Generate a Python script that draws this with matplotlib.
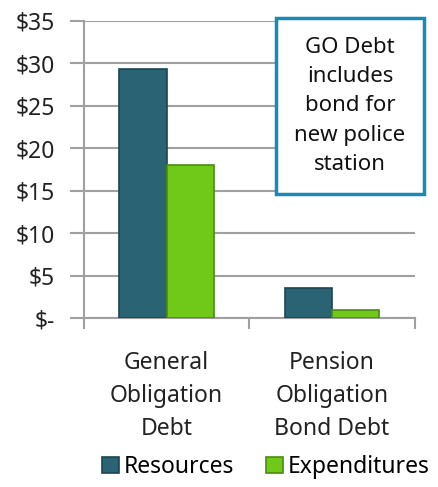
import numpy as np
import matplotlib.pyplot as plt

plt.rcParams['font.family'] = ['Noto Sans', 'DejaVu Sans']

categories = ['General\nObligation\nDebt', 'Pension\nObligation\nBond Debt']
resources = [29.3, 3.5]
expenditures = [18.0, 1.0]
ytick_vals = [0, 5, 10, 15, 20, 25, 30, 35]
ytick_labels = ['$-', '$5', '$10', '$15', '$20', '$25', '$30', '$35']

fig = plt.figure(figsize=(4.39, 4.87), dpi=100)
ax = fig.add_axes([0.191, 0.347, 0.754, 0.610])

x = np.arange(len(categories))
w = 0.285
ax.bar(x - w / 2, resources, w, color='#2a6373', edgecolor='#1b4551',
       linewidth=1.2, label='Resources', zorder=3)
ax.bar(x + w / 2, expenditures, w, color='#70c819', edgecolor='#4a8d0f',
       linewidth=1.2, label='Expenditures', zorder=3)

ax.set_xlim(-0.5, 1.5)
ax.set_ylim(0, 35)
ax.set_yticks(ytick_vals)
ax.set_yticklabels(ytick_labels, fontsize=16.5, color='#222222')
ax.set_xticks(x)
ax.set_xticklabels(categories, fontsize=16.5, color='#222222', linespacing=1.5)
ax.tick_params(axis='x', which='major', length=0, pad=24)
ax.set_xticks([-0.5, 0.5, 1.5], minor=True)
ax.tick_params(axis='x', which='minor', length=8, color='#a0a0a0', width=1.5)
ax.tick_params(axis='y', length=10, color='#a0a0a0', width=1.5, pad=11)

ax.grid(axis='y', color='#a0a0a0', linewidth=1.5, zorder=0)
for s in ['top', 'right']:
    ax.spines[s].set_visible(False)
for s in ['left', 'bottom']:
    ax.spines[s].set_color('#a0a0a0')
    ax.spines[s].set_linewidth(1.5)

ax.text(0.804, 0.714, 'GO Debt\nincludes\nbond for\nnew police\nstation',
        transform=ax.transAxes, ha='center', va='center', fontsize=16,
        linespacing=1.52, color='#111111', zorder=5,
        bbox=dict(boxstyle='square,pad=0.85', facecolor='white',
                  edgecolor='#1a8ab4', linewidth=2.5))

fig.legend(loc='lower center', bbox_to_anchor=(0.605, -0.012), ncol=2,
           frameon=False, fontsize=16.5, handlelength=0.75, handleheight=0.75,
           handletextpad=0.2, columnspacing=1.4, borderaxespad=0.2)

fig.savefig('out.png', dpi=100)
┄┄┄┄┄┄┄┄┄┄
## Aim of the task
Each line of the material must be retyped exactly, except that images are omitted.

## Final result
Generate a Python script that draws this with matplotlib.
import numpy as np
import matplotlib.pyplot as plt

plt.rcParams['font.family'] = ['Noto Sans', 'DejaVu Sans']

categories = ['General\nObligation\nDebt', 'Pension\nObligation\nBond Debt']
resources = [29.3, 3.5]
expenditures = [18.0, 1.0]
ytick_vals = [0, 5, 10, 15, 20, 25, 30, 35]
ytick_labels = ['$-', '$5', '$10', '$15', '$20', '$25', '$30', '$35']

fig = plt.figure(figsize=(4.39, 4.87), dpi=100)
ax = fig.add_axes([0.191, 0.347, 0.754, 0.610])

x = np.arange(len(categories))
w = 0.285
ax.bar(x - w / 2, resources, w, color='#2a6373', edgecolor='#1b4551',
       linewidth=1.2, label='Resources', zorder=3)
ax.bar(x + w / 2, expenditures, w, color='#70c819', edgecolor='#4a8d0f',
       linewidth=1.2, label='Expenditures', zorder=3)

ax.set_xlim(-0.5, 1.5)
ax.set_ylim(0, 35)
ax.set_yticks(ytick_vals)
ax.set_yticklabels(ytick_labels, fontsize=16.5, color='#222222')
ax.set_xticks(x)
ax.set_xticklabels(categories, fontsize=16.5, color='#222222', linespacing=1.5)
ax.tick_params(axis='x', which='major', length=0, pad=24)
ax.set_xticks([-0.5, 0.5, 1.5], minor=True)
ax.tick_params(axis='x', which='minor', length=8, color='#a0a0a0', width=1.5)
ax.tick_params(axis='y', length=10, color='#a0a0a0', width=1.5, pad=11)

ax.grid(axis='y', color='#a0a0a0', linewidth=1.5, zorder=0)
for s in ['top', 'right']:
    ax.spines[s].set_visible(False)
for s in ['left', 'bottom']:
    ax.spines[s].set_color('#a0a0a0')
    ax.spines[s].set_linewidth(1.5)

ax.text(0.804, 0.714, 'GO Debt\nincludes\nbond for\nnew police\nstation',
        transform=ax.transAxes, ha='center', va='center', fontsize=16,
        linespacing=1.52, color='#111111', zorder=5,
        bbox=dict(boxstyle='square,pad=0.85', facecolor='white',
                  edgecolor='#1a8ab4', linewidth=2.5))

fig.legend(loc='lower center', bbox_to_anchor=(0.605, -0.012), ncol=2,
           frameon=False, fontsize=16.5, handlelength=0.75, handleheight=0.75,
           handletextpad=0.2, columnspacing=1.4, borderaxespad=0.2)

fig.savefig('out.png', dpi=100)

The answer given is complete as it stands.